On January 24, 2004 04:42 pm, Tim Folger wrote:
> Hi,
>
> I'm fairly new to Linux and have installed debian woody release 2 on my
> notebook. Just about everything works now except for one annoying
> glitch. I connect to the internet using an orinoco gold wireless pcmcia
> card and a wireless router that acts as a dhcp server.
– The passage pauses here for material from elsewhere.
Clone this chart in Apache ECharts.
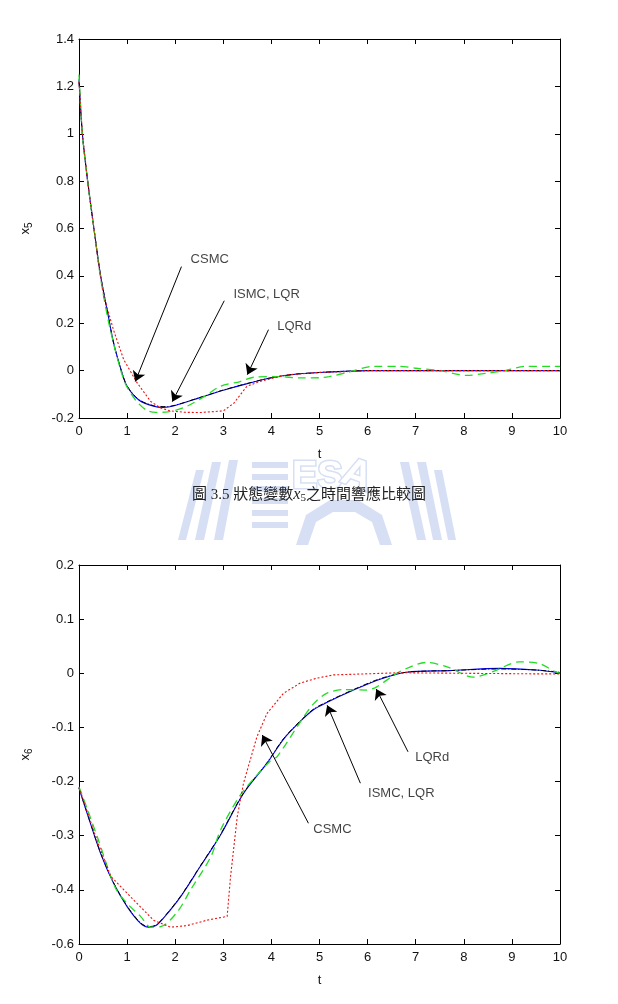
<!DOCTYPE html>
<html><head><meta charset="utf-8">
<script src="https://cdn.jsdelivr.net/npm/echarts/dist/echarts.min.js"></script>
<style>html,body{margin:0;padding:0;background:#fff}#c{width:618px;height:1004px}</style>
</head><body><div id="c"></div><script>
// ---------- Top chart (x5) ----------
var t5_ISMC = [0, 0.07, 0.18, 0.31, 0.45, 0.6, 0.72, 0.88, 1.0, 1.25, 1.55, 1.75, 2.0, 2.5, 3.0, 3.5, 4.0, 4.5, 5.0, 5.5, 6.0, 7, 8, 9, 10];
var v5_ISMC = [1.23, 1.0, 0.8, 0.6, 0.40, 0.24, 0.117, 0.0, -0.066, -0.125, -0.15, -0.155, -0.147, -0.115, -0.083, -0.055, -0.03, -0.015, -0.008, -0.003, 0, 0, 0, 0, 0];
var t5_LQR = [0, 0.07, 0.18, 0.31, 0.45, 0.6, 0.72, 0.88, 1.0, 1.25, 1.55, 1.8, 2.0, 2.5, 3.0, 3.5, 4.0, 4.5, 5.0, 5.5, 6.0, 7, 8, 9, 10];
var v5_LQR = [1.22, 1.0, 0.8, 0.6, 0.40, 0.24, 0.115, 0.0, -0.065, -0.123, -0.148, -0.152, -0.146, -0.114, -0.082, -0.054, -0.03, -0.015, -0.008, -0.003, 0, 0, 0, 0, 0];
var t5_LQRd = [0, 0.07, 0.18, 0.31, 0.45, 0.6, 0.75, 0.9, 1.0, 1.2, 1.41, 1.6, 1.8, 2.0, 2.25, 2.6, 2.94, 3.35, 3.63, 4.1, 4.6, 5.0, 5.2, 5.6, 6.12, 6.67, 7.0, 7.5, 8.06, 8.45, 8.86, 9.28, 9.83, 10];
var v5_LQRd = [1.25, 1.0, 0.8, 0.6, 0.39, 0.22, 0.09, -0.02, -0.07, -0.13, -0.168, -0.176, -0.175, -0.168, -0.15, -0.11, -0.066, -0.046, -0.028, -0.025, -0.031, -0.03, -0.025, -0.007, 0.018, 0.018, 0.01, 0.0, -0.02, -0.012, 0.0, 0.018, 0.018, 0.018];
var t5_CSMC = [0, 0.07, 0.18, 0.31, 0.4, 0.52, 0.72, 0.93, 1.21, 1.49, 1.7, 1.9, 2.2, 2.52, 3.0, 3.22, 3.49, 3.77, 4.32, 5.0, 5.6, 6.0, 7, 8, 9, 10];
var v5_CSMC = [1.22, 1.0, 0.8, 0.6, 0.46, 0.31, 0.17, 0.046, -0.052, -0.13, -0.158, -0.17, -0.176, -0.177, -0.17, -0.137, -0.066, -0.045, -0.018, -0.0075, -0.004, 0, 0, 0, 0, 0];
var yTicks5 = ['-0.2', '0', '0.2', '0.4', '0.6', '0.8', '1', '1.2', '1.4'];
var notes5 = ['CSMC', 'ISMC, LQR', 'LQRd'];
var notes5At = [[2.32, 0.47], [3.21, 0.32], [4.12, 0.186]];
var arrows5From = [[2.13, 0.439], [3.02, 0.295], [3.94, 0.173]];
var arrows5To = [[1.17, -0.046], [1.94, -0.131], [3.5, -0.017]];

// ---------- Bottom chart (x6) ----------
var t6_ISMC = [0, 0.17, 0.45, 0.72, 1.0, 1.28, 1.45, 1.6, 1.76, 2.11, 2.52, 2.94, 3.42, 3.91, 4.25, 4.6, 4.88, 5.15, 5.71, 6.26, 6.81, 7.7, 8.75, 9.5, 10];
var v6_ISMC = [-0.212, -0.259, -0.333, -0.388, -0.431, -0.462, -0.469, -0.466, -0.452, -0.413, -0.357, -0.299, -0.222, -0.166, -0.122, -0.089, -0.067, -0.054, -0.031, -0.011, 0.002, 0.005, 0.009, 0.006, 0.001];
var t6_LQR = [0, 0.17, 0.45, 0.72, 1.0, 1.28, 1.45, 1.6, 1.76, 2.11, 2.52, 2.94, 3.42, 3.91, 4.25, 4.6, 4.88, 5.15, 5.71, 6.26, 6.81, 7.7, 8.75, 9.5, 10];
var v6_LQR = [-0.212, -0.258, -0.332, -0.387, -0.430, -0.461, -0.468, -0.465, -0.451, -0.412, -0.356, -0.298, -0.221, -0.165, -0.121, -0.088, -0.066, -0.053, -0.030, -0.010, 0.002, 0.005, 0.008, 0.006, 0.002];
var t6_LQRd = [0, 0.17, 0.38, 0.76, 1.0, 1.28, 1.49, 1.7, 2.05, 2.32, 2.74, 2.94, 3.33, 3.67, 4.0, 4.12, 4.6, 4.88, 5.15, 5.5, 5.98, 6.19, 6.67, 7.23, 7.65, 8.2, 8.6, 9.15, 9.57, 9.9, 10];
var v6_LQRd = [-0.21, -0.25, -0.302, -0.397, -0.425, -0.449, -0.469, -0.468, -0.44, -0.40, -0.339, -0.29, -0.228, -0.191, -0.16, -0.154, -0.09, -0.056, -0.037, -0.03, -0.031, -0.025, 0.003, 0.02, 0.012, -0.007, 0.003, 0.021, 0.018, 0.003, 0.0];
var t6_CSMC = [0, 0.17, 0.38, 0.66, 1.14, 1.55, 1.9, 2.25, 2.66, 3.08, 3.15, 3.29, 3.42, 3.56, 3.7, 3.91, 4.25, 4.6, 4.95, 5.29, 6.67, 8, 9.4, 10];
var v6_CSMC = [-0.21, -0.255, -0.31, -0.375, -0.419, -0.456, -0.469, -0.466, -0.456, -0.449, -0.376, -0.265, -0.203, -0.160, -0.117, -0.074, -0.037, -0.018, -0.009, -0.003, 0.001, 0.0, -0.001, -0.001];
var yTicks6 = ['-0.6', '-0.4', '-0.3', '-0.2', '-0.1', '0', '0.1', '0.2'];
var notes6 = ['CSMC', 'ISMC, LQR', 'LQRd'];
var notes6At = [[4.87, -0.289], [6.01, -0.221], [6.99, -0.155]];
var arrows6From = [[4.77, -0.277], [5.85, -0.203], [6.84, -0.145]];
var arrows6To = [[3.81, -0.114], [5.16, -0.059], [6.18, -0.029]];

var xTicks = ['0', '1', '2', '3', '4', '5', '6', '7', '8', '9', '10'];

function pairs(t, v) { return t.map(function (x, i) { return [x, v[i]]; }); }

var FONT = '"Liberation Sans", Arial, sans-serif';
var grids = [
  { left: 79, top: 39, width: 481, height: 379 },
  { left: 79, top: 565, width: 481, height: 379 }
];
var yCfg = [
  { min: -0.2, max: 1.4, interval: 0.2, labels: yTicks5, sub: '5' },
  { min: -0.5, max: 0.2, interval: 0.1, labels: yTicks6, sub: '6' }
];

var xAxes = [], yAxes = [], series = [];
grids.forEach(function (g, gi) {
  var common = {
    gridIndex: gi, type: 'value', min: 0, max: 10, interval: 1,
    axisLine: { show: true, onZero: false, lineStyle: { color: '#000', width: 1 } },
    axisTick: { show: true, inside: true, length: 5, lineStyle: { color: '#000' } },
    splitLine: { show: false }
  };
  xAxes.push(Object.assign({}, common, {
    position: 'bottom',
    axisLabel: { show: true, margin: 7, color: '#111', fontSize: 13, fontFamily: FONT,
      formatter: function (v) { return xTicks[Math.round(v)]; } },
    name: 't', nameLocation: 'middle', nameGap: 30,
    nameTextStyle: { color: '#111', fontSize: 13, fontFamily: FONT }
  }));
  xAxes.push(Object.assign({}, common, { position: 'top', axisLabel: { show: false } }));
  var yc = yCfg[gi];
  var ycommon = {
    gridIndex: gi, type: 'value', min: yc.min, max: yc.max, interval: yc.interval,
    axisLine: { show: true, onZero: false, lineStyle: { color: '#000', width: 1 } },
    axisTick: { show: true, inside: true, length: 5, lineStyle: { color: '#000' } },
    splitLine: { show: false }
  };
  yAxes.push(Object.assign({}, ycommon, {
    position: 'left',
    axisLabel: { show: true, margin: 5, color: '#111', fontSize: 13, fontFamily: FONT,
      formatter: (function (lab, mn, iv) { return function (v) { return lab[Math.round((v - mn) / iv)]; }; })(yc.labels, yc.min, yc.interval) },
    name: '{a|x}{b|' + yc.sub + '}', nameLocation: 'middle', nameGap: 45, nameRotate: 90,
    nameTextStyle: { color: '#111', fontFamily: FONT,
      rich: { a: { fontSize: 13, color: '#111', fontFamily: FONT, lineHeight: 18, verticalAlign: 'middle' },
              b: { fontSize: 10, color: '#111', fontFamily: FONT, lineHeight: 18, verticalAlign: 'bottom', padding: [5, 0, 0, 0] } } }
  }));
  yAxes.push(Object.assign({}, ycommon, { position: 'right', axisLabel: { show: false } }));
});

function line(name, gi, data, color, type, width, smooth) {
  return {
    name: name, type: 'line', xAxisIndex: gi * 2, yAxisIndex: gi * 2,
    data: data, showSymbol: false, symbol: 'none', smooth: smooth, silent: true,
    lineStyle: { color: color, type: type, width: width }, z: 3
  };
}
var sets = [
  { ISMC: pairs(t5_ISMC, v5_ISMC), LQR: pairs(t5_LQR, v5_LQR), LQRd: pairs(t5_LQRd, v5_LQRd), CSMC: pairs(t5_CSMC, v5_CSMC),
    notes: notes5, at: notes5At, from: arrows5From, to: arrows5To },
  { ISMC: pairs(t6_ISMC, v6_ISMC), LQR: pairs(t6_LQR, v6_LQR), LQRd: pairs(t6_LQRd, v6_LQRd), CSMC: pairs(t6_CSMC, v6_CSMC),
    notes: notes6, at: notes6At, from: arrows6From, to: arrows6To }
];
sets.forEach(function (s, gi) {
  series.push(line('ISMC', gi, s.ISMC, '#0000ff', 'solid', 1.1, 0.3));
  series.push(line('LQR', gi, s.LQR, '#000000', [5, 2, 1, 2], 1, 0.3));
  series.push(line('LQRd', gi, s.LQRd, '#22dd22', [8, 5], 1.3, 0.3));
  series.push(line('CSMC', gi, s.CSMC, '#ee1111', [2, 2], 1.1, false));
  // annotation texts
  series.push({
    type: 'scatter', xAxisIndex: gi * 2, yAxisIndex: gi * 2, symbolSize: 0, silent: true, z: 5,
    data: s.at.map(function (p, i) { return [p[0], p[1], s.notes[i]]; }),
    label: { show: true, position: 'right', distance: 0, color: '#111', fontSize: 13, fontFamily: FONT,
      formatter: function (p) { return p.data[2]; } }
  });
  // annotation arrows
  series.push({
    type: 'line', xAxisIndex: gi * 2, yAxisIndex: gi * 2, data: [], silent: true,
    markLine: {
      silent: true, symbol: ['none', 'arrow'], symbolSize: 10, animation: false,
      label: { show: false }, lineStyle: { color: '#000', type: 'solid', width: 1 },
      data: s.from.map(function (f, i) { return [{ coord: f }, { coord: s.to[i] }]; })
    }
  });
});

// faint watermark (decorative) and caption
var wm = '#d6dff4';
var graphic = [
  { type: 'group', silent: true, z: -1, children: [
    { type: 'polygon', shape: { points: [[196, 470], [204, 470], [186, 540], [178, 540]] }, style: { fill: wm } },
    { type: 'polygon', shape: { points: [[212, 462], [221, 462], [204, 540], [195, 540]] }, style: { fill: wm } },
    { type: 'polygon', shape: { points: [[229, 460], [238, 460], [223, 540], [214, 540]] }, style: { fill: wm } },
    { type: 'rect', shape: { x: 252, y: 462, width: 36, height: 6 }, style: { fill: wm } },
    { type: 'rect', shape: { x: 252, y: 474, width: 36, height: 6 }, style: { fill: wm } },
    { type: 'rect', shape: { x: 252, y: 486, width: 36, height: 6 }, style: { fill: wm } },
    { type: 'rect', shape: { x: 252, y: 498, width: 36, height: 6 }, style: { fill: wm } },
    { type: 'rect', shape: { x: 252, y: 510, width: 36, height: 6 }, style: { fill: wm } },
    { type: 'rect', shape: { x: 252, y: 522, width: 36, height: 6 }, style: { fill: wm } },
    { type: 'text', x: 292, y: 459, style: { text: 'ES', fill: '#fff', stroke: wm, lineWidth: 3, fontSize: 38, fontWeight: 'bold', fontFamily: FONT } },
    { type: 'text', x: 350, y: 452, rotation: -0.35, style: { text: 'A', fill: '#fff', stroke: wm, lineWidth: 3, fontSize: 40, fontWeight: 'bold', fontFamily: FONT } },
    { type: 'polygon', shape: { points: [[400, 462], [409, 462], [426, 540], [417, 540]] }, style: { fill: wm } },
    { type: 'polygon', shape: { points: [[417, 462], [426, 462], [442, 540], [433, 540]] }, style: { fill: wm } },
    { type: 'polygon', shape: { points: [[434, 470], [442, 470], [456, 540], [448, 540]] }, style: { fill: wm } },
    { type: 'polygon', shape: { points: [[296, 545], [306, 515], [330, 500], [358, 500], [382, 515], [392, 545], [380, 545], [372, 522], [355, 512], [333, 512], [316, 522], [308, 545]] }, style: { fill: wm } }
  ] },
  { type: 'text', left: 'center', top: 487, z: 10, silent: true,
    style: { text: '圖 3.5 狀態變數{x|x}{s|5}之時間響應比較圖', fill: '#222', fontSize: 15,
      fontFamily: '"Liberation Serif", "Noto Sans CJK TC", serif',
      rich: { x: { fontSize: 16, fontStyle: 'italic', fontFamily: '"Liberation Serif", serif', fill: '#222' },
              s: { fontSize: 11, fontFamily: '"Liberation Serif", serif', verticalAlign: 'bottom', padding: [6, 0, 0, 0], fill: '#222' } } } }
];

var chart = echarts.init(document.getElementById('c'), null, { renderer: 'canvas' });
chart.setOption({
  animation: false,
  backgroundColor: '#ffffff',
  grid: grids,
  xAxis: xAxes,
  yAxis: yAxes,
  series: series,
  graphic: graphic
});
</script></body></html>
To connect to the

A dhcp server may well update /etc/resolv.conf (or rather, your dhcp client 
can do that based on what the server tells it).  How long do you get on the 
DHCP lease?  It shouldn't be too hard to tell if that's what's happening, as 
syslog will note when you acquire a new  lease.  Where is 10.0.1.1, anyway?  
It's a private IP address, so I'm guessing it's either your machine or your 
router.  So either fix your DHCP client config, or your router config so that 
it sends the correct addresses.

My best guess is that your laptop is configured correctly, but your router is 
misconfigured to either send the wrong DNS IP or it is supposed to be caching 
DNS queries but hasn't itself been configured to find a DNS.

If you _do_ want to fix it at the client end:

> Here's what the /etc/resolv.conf  file looks like before editing:
>
> search
> nameserver 10.0.1.1
>
> I add these two lines with nano in a root terminal in a root kde session
> (also tried in root terminal as normal user):
> nameserver 216.139.64.16
> nameserver 216.139.64.17

"Add" or "replace"?  If 10.0.1.1 doesn't work, you don't want it in there, 
anyway.

Depending on your dhcp client, you should have a file in /etc that configures 
what info is requested from the server.  In the case of dhclient (which is 
what I use) it's /etc/dhclient.conf and it contains something like:

request subnet-mask, broadcast-address, time-offset, routers,
            domain-name, domain-name-servers, host-name;

Or that line may be commented out, in which case I _think_ it gets all of 
those.  So you'd want to replace it with lines not including 
"domain-name-servers".  The other DHCP clients should all have something 
similar.

Another possibility is that you have resolvconf installed (and misconfigured) 
in which case the values in /etc/network/interfaces are wrong.